#### TASK BRIEF
Tally how many lines of these entries hold the string "this". Return the number alone.

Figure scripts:
---+---

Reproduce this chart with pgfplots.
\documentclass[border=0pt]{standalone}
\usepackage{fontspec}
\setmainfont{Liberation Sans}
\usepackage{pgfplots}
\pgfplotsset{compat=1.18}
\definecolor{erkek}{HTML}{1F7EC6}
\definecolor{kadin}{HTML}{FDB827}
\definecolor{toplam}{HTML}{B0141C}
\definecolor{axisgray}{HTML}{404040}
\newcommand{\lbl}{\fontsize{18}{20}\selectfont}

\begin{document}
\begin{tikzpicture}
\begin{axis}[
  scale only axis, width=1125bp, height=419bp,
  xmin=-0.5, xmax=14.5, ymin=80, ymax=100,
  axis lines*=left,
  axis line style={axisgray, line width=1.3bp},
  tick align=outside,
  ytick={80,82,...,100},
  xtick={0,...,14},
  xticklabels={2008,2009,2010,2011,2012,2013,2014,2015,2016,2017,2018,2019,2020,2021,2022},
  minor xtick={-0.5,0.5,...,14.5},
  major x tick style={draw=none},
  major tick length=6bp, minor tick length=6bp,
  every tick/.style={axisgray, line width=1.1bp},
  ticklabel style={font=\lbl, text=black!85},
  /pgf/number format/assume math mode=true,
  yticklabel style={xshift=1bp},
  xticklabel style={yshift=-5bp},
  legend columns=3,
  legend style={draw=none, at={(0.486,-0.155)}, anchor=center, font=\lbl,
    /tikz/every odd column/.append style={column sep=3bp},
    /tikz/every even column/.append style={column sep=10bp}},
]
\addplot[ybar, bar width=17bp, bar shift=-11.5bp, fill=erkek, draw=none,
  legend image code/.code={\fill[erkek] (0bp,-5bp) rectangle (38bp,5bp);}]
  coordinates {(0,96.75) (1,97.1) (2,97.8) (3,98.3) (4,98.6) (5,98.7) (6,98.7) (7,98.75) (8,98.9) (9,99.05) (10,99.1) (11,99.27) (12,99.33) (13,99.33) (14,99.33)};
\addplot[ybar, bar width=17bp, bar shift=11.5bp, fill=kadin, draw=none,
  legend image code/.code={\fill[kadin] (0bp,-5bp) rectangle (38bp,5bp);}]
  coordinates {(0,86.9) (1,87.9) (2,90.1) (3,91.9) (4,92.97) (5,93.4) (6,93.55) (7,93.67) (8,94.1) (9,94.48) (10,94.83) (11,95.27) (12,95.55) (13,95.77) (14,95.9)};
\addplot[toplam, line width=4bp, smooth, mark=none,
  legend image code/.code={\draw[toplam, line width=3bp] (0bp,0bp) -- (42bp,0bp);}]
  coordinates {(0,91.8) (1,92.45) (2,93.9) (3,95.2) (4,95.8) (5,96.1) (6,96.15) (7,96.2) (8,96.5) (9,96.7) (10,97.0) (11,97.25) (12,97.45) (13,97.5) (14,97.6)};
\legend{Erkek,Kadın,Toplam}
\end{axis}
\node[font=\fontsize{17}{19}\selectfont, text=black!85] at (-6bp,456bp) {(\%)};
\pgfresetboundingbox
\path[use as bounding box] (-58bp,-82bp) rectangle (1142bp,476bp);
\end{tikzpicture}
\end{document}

---+---

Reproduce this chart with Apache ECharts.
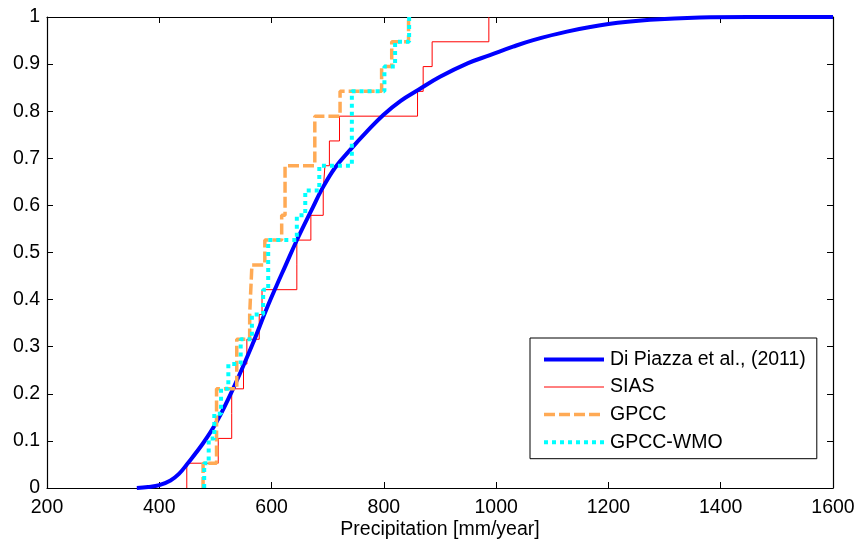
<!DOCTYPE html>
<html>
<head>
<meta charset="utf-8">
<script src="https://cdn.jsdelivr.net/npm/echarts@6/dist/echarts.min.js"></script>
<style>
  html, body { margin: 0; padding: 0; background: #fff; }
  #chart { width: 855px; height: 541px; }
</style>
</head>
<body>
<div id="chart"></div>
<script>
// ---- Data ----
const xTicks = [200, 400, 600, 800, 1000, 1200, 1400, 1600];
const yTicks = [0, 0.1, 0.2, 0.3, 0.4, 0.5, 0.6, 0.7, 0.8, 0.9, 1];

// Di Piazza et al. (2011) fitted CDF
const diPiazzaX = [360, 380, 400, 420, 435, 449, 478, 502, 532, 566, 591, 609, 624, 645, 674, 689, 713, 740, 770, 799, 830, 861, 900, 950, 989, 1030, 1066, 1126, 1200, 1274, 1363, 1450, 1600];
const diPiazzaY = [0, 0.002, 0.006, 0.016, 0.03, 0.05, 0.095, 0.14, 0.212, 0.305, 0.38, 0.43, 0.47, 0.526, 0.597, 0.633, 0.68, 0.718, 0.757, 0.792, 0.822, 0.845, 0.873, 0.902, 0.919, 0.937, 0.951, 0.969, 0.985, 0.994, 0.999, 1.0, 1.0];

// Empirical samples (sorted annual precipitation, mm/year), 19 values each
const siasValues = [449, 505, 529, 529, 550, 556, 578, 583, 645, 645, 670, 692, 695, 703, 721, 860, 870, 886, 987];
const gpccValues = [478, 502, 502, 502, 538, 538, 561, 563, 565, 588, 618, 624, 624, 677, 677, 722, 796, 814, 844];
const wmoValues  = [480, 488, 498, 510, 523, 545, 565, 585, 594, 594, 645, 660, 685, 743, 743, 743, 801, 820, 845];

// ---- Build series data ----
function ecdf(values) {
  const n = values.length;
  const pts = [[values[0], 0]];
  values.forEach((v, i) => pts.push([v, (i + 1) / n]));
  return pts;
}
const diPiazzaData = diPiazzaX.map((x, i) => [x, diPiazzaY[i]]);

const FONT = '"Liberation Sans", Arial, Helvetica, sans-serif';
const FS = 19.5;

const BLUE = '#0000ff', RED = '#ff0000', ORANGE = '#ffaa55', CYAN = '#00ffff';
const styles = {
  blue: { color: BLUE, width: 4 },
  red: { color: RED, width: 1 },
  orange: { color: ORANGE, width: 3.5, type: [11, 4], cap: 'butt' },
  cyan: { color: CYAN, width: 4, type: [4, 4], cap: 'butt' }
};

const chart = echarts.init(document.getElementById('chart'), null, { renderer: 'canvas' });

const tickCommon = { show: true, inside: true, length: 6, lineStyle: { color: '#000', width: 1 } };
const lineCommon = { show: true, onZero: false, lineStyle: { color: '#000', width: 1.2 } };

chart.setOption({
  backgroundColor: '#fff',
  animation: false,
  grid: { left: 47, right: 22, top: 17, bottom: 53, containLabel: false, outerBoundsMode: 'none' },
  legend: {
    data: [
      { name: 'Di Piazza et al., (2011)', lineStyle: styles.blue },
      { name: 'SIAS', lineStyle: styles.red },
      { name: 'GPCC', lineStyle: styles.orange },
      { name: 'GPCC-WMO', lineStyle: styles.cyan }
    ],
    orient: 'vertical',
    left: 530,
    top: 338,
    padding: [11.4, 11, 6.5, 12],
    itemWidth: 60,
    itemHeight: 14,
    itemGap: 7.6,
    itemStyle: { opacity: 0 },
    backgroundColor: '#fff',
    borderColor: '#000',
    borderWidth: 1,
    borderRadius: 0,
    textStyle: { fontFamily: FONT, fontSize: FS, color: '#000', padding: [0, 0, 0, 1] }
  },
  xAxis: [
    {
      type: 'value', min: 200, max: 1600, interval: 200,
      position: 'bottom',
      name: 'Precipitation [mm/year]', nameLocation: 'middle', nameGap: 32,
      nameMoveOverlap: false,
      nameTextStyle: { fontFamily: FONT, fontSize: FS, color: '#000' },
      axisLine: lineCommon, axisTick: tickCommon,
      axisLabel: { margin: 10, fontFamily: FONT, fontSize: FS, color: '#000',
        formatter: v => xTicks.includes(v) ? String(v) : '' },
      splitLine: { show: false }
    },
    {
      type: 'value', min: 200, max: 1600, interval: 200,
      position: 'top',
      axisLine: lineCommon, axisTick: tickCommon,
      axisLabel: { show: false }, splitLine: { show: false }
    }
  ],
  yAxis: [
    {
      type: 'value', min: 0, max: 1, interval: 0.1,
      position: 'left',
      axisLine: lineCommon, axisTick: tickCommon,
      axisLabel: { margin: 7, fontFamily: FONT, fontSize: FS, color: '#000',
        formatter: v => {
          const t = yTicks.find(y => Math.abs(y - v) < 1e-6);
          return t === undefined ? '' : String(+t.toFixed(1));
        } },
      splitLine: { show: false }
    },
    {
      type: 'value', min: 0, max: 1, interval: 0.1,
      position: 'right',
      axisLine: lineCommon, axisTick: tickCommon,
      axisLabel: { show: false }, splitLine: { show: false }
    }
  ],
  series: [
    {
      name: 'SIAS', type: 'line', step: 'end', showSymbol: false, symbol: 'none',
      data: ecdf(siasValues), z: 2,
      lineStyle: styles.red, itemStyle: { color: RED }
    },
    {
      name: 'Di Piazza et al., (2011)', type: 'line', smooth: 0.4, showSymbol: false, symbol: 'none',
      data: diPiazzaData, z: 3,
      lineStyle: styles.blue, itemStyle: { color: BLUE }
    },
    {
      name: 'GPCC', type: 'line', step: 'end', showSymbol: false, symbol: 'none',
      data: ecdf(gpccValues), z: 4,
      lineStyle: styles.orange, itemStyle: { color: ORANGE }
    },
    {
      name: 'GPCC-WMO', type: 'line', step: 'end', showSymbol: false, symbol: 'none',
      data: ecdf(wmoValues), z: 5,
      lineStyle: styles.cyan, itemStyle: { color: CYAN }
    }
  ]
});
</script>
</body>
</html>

---+---

#### EXERCISE OUTPUT
2